The graphics are heavily stylized and intensely fun to watch, yet still makes objects distinct enough to avoid confusion. Every doom team attack includes an amazing cinematic, so even if your ass gets handed to you, it still looks pretty. Of particular note is the way the cel-shading manages to make everything pop, especially objects that you can interact with – be they characters in the story mode or a face you should punch in battle. Nothing is too stylized to feel out of place.
The multiplayer component is a mixed bag. While split-screen is handled fairly well, trying to find an online match is comparable to playing Russian roulette with a semi-automatic. And then when you finally manage to get online, you'll either have weird "lag spikes" that cause you to stare stupidly at the ground or find someone who spams the same moves over and over again. The battle modes (and, by extension, multiplayer) are engaging enough to continue playing long after you've lost the receipt for buying the game, and if games like Capcom vs. SNK and Soul Calibur can be sold (and make a nice profit!) with a barely existent storyline, there's no reason why Naruto should be judged any differently.
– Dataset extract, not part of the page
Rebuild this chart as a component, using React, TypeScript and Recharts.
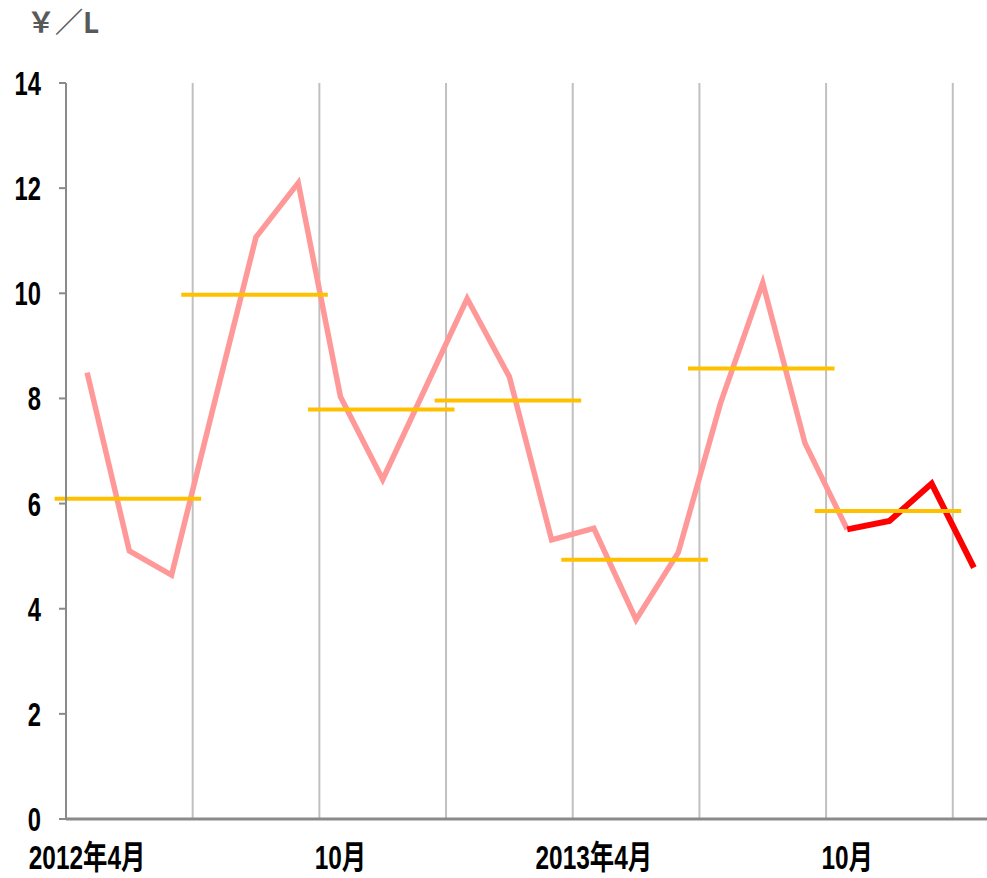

The story is full of incredible stupid clichés, the dialogue dubbing is just horrifying, and there's not much that made me feel quite so embarrassed as my boss and a coworker walking in on my playing Naruto, in the middle of one of the titular character's strange and tangential rants. Super awesome ninja he may be, but that boy needs to have his larynx removed. Nonetheless, Naruto Shippuden: Ultimate Ninja Storm 2 is an adequate fighting title that Naruto fans – and likely only them – should pick up.